You appear to be suggesting these Canadians can't think for themselves (and their self interests), and are acting only at the direction of evil American members of the same old dark conspiracy you cite so endlessly, again and again and again ………
Until about a year ago we held a large stake in a Canadian company, headquartered in Calgary, providing engineering services to (all Canadian) Alberta oil producers. I travelled there (and to their office in Vancouver) regularly to coordinate mutual operations & business development efforts.
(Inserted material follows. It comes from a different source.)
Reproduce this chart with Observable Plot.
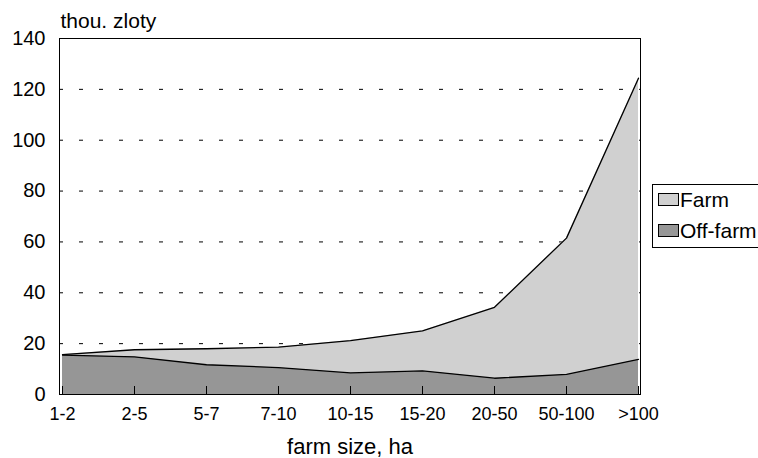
<!DOCTYPE html>
<html>
<head>
<meta charset="utf-8">
<script src="https://cdn.jsdelivr.net/npm/d3@7"></script>
<script src="https://cdn.jsdelivr.net/npm/@observablehq/plot@0.6"></script>
<style>
  body { margin: 0; background: white; overflow: hidden; }
</style>
</head>
<body>
<div id="chart"></div>
<script>
const categories = ["1-2", "2-5", "5-7", "7-10", "10-15", "15-20", "20-50", "50-100", ">100"];
const offFarm = [15.5, 14.8, 11.7, 10.6, 8.5, 9.3, 6.4, 7.9, 13.8];
const farm = [0.2, 2.8, 6.3, 8.0, 12.7, 15.7, 27.9, 53.6, 110.6];
const seriesNames = ["Farm", "Off-farm"];
const seriesColors = ["#d0d0d0", "#969696"];
const yTicks = [0, 20, 40, 60, 80, 100, 120, 140];
const gridTicks = [20, 40, 60, 80, 100, 120];

const long = [];
categories.forEach((c, i) => {
  long.push({cat: c, series: "Off-farm", value: offFarm[i]});
  long.push({cat: c, series: "Farm", value: farm[i]});
});
const order = ["Off-farm", "Farm"];
const font = "'Liberation Sans', Arial, sans-serif";

const svg = Plot.plot({
  width: 758,
  height: 458,
  marginTop: 38,
  marginRight: 118,
  marginBottom: 64,
  marginLeft: 59,
  style: {fontFamily: font, fontSize: "19px", color: "black", background: "white", overflow: "visible"},
  x: {type: "point", domain: categories, padding: 0},
  y: {domain: [0, 140]},
  color: {domain: seriesNames, range: seriesColors},
  marks: [
    Plot.ruleY(gridTicks, {stroke: "black", strokeWidth: 1, strokeDasharray: "4,16"}),
    Plot.areaY(long, Plot.stackY({x: "cat", y: "value", fill: "series", order, z: "series"})),
    Plot.lineY(long, Plot.stackY2({x: "cat", y: "value", z: "series", order, stroke: "black", strokeWidth: 1.3})),
    Plot.frame({stroke: "black", strokeWidth: 1}),
    Plot.axisY({ticks: yTicks, tickSize: 0, tickPadding: 14, label: null, fontSize: 20}),
    Plot.axisX({ticks: categories, tickSize: -8, tickPadding: 21, label: null, fontSize: 18}),
    Plot.text(["farm size, ha"], {frameAnchor: "bottom", lineAnchor: "middle", dy: 52, fontSize: 22, fill: "black"}),
    Plot.text(["thou. zloty"], {frameAnchor: "top-left", lineAnchor: "middle", textAnchor: "start", dx: 1, dy: -17.5, fontSize: 21, fill: "black"})
  ]
});

const g = d3.select(svg).append("g")
  .attr("font-family", font).attr("font-size", 21).attr("text-anchor", "start");
g.append("rect").attr("x", 652.5).attr("y", 184.5).attr("width", 200).attr("height", 63)
  .attr("fill", "white").attr("stroke", "black");
seriesNames.forEach((name, i) => {
  const y0 = 193.5 + i * 31;
  g.append("rect").attr("x", 658.5).attr("y", y0).attr("width", 20).attr("height", 12)
    .attr("fill", seriesColors[i]).attr("stroke", "black");
  g.append("text").attr("x", 680).attr("y", 206.5 + i * 31).attr("fill", "black")
    .attr("text-anchor", "start").text(name);
});

document.getElementById("chart").appendChild(svg);
</script>
</body>
</html>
They were a pleasant and very capable group, a good deal more conservative in their outlooks than most of us. However in several flights over the extraction areas North of Calgary I was truly astounded by the many abandoned black "lakes" containing sludge & residues from the liquefaction/extraction process for the tar sands . U.S. environmental law would never permit anything like that. The U.S. has enormous reserves of gas and liquid petroleum, and I suspect western Canada does as well, all of which can easily replace the tar sands sources. More up front effort and investment would be required to locate & develop them, compared to the near surface deposits in Alberta, but the long term costs & environmental effects would be far less. Tar sands production continues to be very profitable only because Canadian laws and Canadian governments ignore the relatively far greater environmental consequences, compared with directional drilling for oil & gas. The extraction companies in Alberta are all Canadian owned and operated, though U.S. (and Chinese) investors likely have stakes in them. Most of the petroleum so produced has been consumed in Canada, though the U.S. is currently the chief market for exports. The Canadian producers have long been planning a pipeline to Pacific ports to provide access to Markets in China, though there is political opposition to it in BC. This too is a Canadian affair.
I believe you are trying far too hard to blame all this on Americans, and the "vast, pervasive far right" conspiracies" you assume exist only here. Canadian people, like others everywhere, make their own choices, and it is clear that many of them make choices you don't like. That includes the truckers, their supporters and the many developers & producers of tar sand petroleum in Alberta.